Wish me and my players good luck. We’ll need it. Especially them.
I don’t play DnD. Or any other paper and sheet RPG at all for that matter. Don’t get me wrong, I’m actually pretty interested in the pretty books, the rules, the gameplay, the universe and many other things about these games, but there’s one thing I cannot stand, at all, the other players. I’m sure most DnD players are balanced, normal people (perhaps occasionally a bit nerdy, but I can be quite the nerd myself) who just enjoy a crawling imaginary dungeons with friends (nothing wrong with that), but there are always those annoying, stupid, angry point dexter geeks who take every single aspect of the game WAY too seriously. I’ve only played about 5 “games” in my life, and there always seemed to be this annoying douchebag who made you ashamed to be in the same room as him and throw dices like a moron.
At least, that’s how I saw things until I developped an interest in H.P. Lovecraft. For those unfamiliar with him and his work, he created the Cthulhu mythos and wrote tons of novels about it. To make a very long story short, Cthulhu is a super powerful aquatic God from space who went to Earth with a few of his buddies, and the humans who live their lifes quietly and unsuspecting might actually go bat shit crazy if they discover the horrors of the world and how insignificant they are in the grand scheme of things.

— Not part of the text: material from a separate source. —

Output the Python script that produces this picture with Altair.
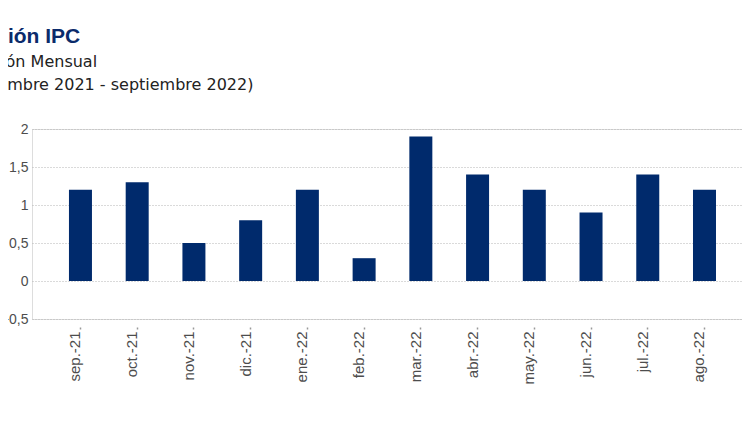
import altair as alt
import pandas as pd

meses = ["sep.-21", "oct.-21", "nov.-21", "dic.-21", "ene.-22", "feb.-22",
         "mar.-22", "abr.-22", "may.-22", "jun.-22", "jul.-22", "ago.-22"]
valores = [1.2, 1.3, 0.5, 0.8, 1.2, 0.3, 1.9, 1.4, 1.2, 0.9, 1.4, 1.2]
y_ticks = [-0.5, 0, 0.5, 1, 1.5, 2]

titulo = "Variación IPC"
subtitulo = ["Variación Mensual", "(septiembre 2021 - septiembre 2022)"]

df = pd.DataFrame({"mes": meses, "valor": valores})
df_texto = pd.DataFrame({"k": [0]})

bars = alt.Chart(df).mark_bar(color="#002a6c").encode(
    x=alt.X(
        "mes:N", sort=meses,
        scale=alt.Scale(paddingInner=0.5946, paddingOuter=0.555, align=0.587, round=False),
        axis=alt.Axis(
            title=None, labelAngle=-90, labelAlign="right", labelBaseline="alphabetic",
            labelFont="Liberation Sans Narrow, Liberation Sans, sans-serif",
            labelFontSize=15, labelColor="#4d4d4d", labelPadding=2,
            domain=False, ticks=True, tickSize=2, tickWidth=1.5, tickColor="#999999",
            offset=8, grid=False,
        ),
    ),
    y=alt.Y(
        "valor:Q",
        scale=alt.Scale(domain=[-0.5, 2], nice=False, zero=False),
        axis=alt.Axis(
            title=None, values=y_ticks,
            labelExpr="replace(format(datum.value, '~g'), '.', ',')",
            labelFont="Liberation Sans", labelFontSize=14, labelColor="#4d4d4d",
            labelPadding=4, domain=False, ticks=False,
            grid=True, gridColor="#b5b5b5", gridDash=[1, 2], gridWidth=1,
        ),
    ),
)

titulo_mark = alt.Chart(df_texto).mark_text(
    align="left", baseline="alphabetic", font="Liberation Sans", fontSize=21,
    fontWeight="bold", color="#0b2b6b",
).encode(text=alt.value(titulo), x=alt.value(-86), y=alt.value(-86))

subtitulo_mark = alt.Chart(df_texto).mark_text(
    align="left", baseline="alphabetic", font="DejaVu Sans", fontSize=16,
    color="#222222", lineHeight=23,
).encode(text=alt.value(subtitulo), x=alt.value(-80), y=alt.value(-62))

chart = alt.layer(bars, titulo_mark, subtitulo_mark).properties(
    width=710,
    height=190,
    padding={"left": 24, "top": 121, "right": 0, "bottom": 95},
    autosize=alt.AutoSizeParams(type="none"),
).configure_view(stroke=None).configure(background="white")

chart.save("out.html", embed_options={"renderer": "svg", "actions": False})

Now that might sound stupid, but it’s only because I bastardized and butchered a great idea in a single sentence. But doesn’t that sound fun for a Role Playing experience: normal people whose sanity could be challenged at every step they take, to the point where they might become so crazy there’s no coming back from cuckoo land? It sure does to me. And luckily, a game named “Call of Cthulhu” exists. There are many different “timeframes” for the game, the most prominent being in the 1920’s, but I chosed the “Cthulhu Now” (second edition) itteration, which takes place in the present time of… the late 1980’s and early 1990’s.
Some may find that lame and outdated, but personally, I can’t wait to go back in the times when the Nintendo Entertainment System, the Teenage Mutant Ninja Turtles, Vanilla Ice and Bill Clinton ruled the world! Add unspeakable horrors from dark and unknown places to the mix and you know you’ve got an awesome setting for a game!
Still, there could be the overly nerdy player problem to ruin my fun. NOT ANYMORE. First of all, I haven’t received the books by the mail yet, but when I do, I’ll learn all of the rules to be the master of the game (or whatever you call this job) myself, and this time there will only be close personal friends invited, and I know they’re not this way. And even if they were, it wouldn’t matter. You apparently can’t become an all powerful god with tons of magic equipment in this game even at the highest levels. You stay a pink (or whatever color your character is) and squishy bag of flesh for the whole game, and combat is generally avoided at all cost. And the game is skills based (I believe), which means that leveling up won’t do a whole lot to make your character become better at what he does. And as it’s pretty much a detective story, you actually gotta use your head to solve the cases instead of relying on your stats modifiers and dices.
So, have any of you guys ever played any of the Cthulhu games? If so, how were they? Do you have any memorable moment to share? Any tips to give me? And are you interested to know how the game goes once we start?